Pedro Luis Duenas. Photo: cubadebate.cu

“That would be the last straw,” says Yurisander, “that we are not even among the classified teams. Tremendous shame. Although I don’t know what would be worse, because if we qualify then we can make a ridiculous showing in Tokyo, in view of everyone. If we fail to qualify along the way, the suffering is shorter, and when the Olympic Games are there, nobody will remember us. It seems to me that in the end it is better to save the embarrassment.”

“What I know,” Gerardo returns, “is that all the events are big for us lately. They don’t even want to win. In these years we have even lost to Germany, what awaits us? Not to mention what is done in the lower categories, because it is sad. I don’t remember any children or youth league where there are more than 30 games. Children need to play to develop, and not reach the National Series to learn, that’s what the other categories are for.”
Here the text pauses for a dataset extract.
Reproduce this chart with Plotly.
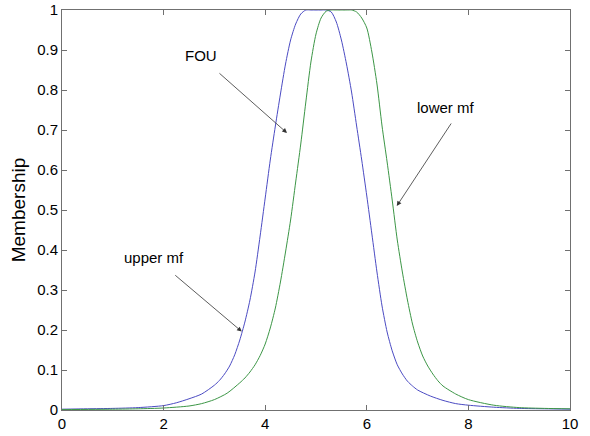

“Gentlemen,” says Pero Julio, “we are talking about money. It all comes down to that, and we are in a different crisis every year, when it is not the oil from Venezuela it is the help from the Russians, or the cyclone that passed, or the tornado, or the bad harvest, or whatever. It’s always a different problem and other things have to be prioritized. The money left by the players hired in other countries was said to be for developing baseball, but I don’t see that, unless it is to pay for the trips of Higinio and his clique. He doesn’t miss one and each time they take more people who don’t appear to have anything to do with the sport.”   

I found much criticism among those present in the park that day, and I dare say that it is not a coincidence, because these types of comments are also repeated in digital forums and stadiums. As much as they want to justify, there are things that require urgent solutions, and time passes by.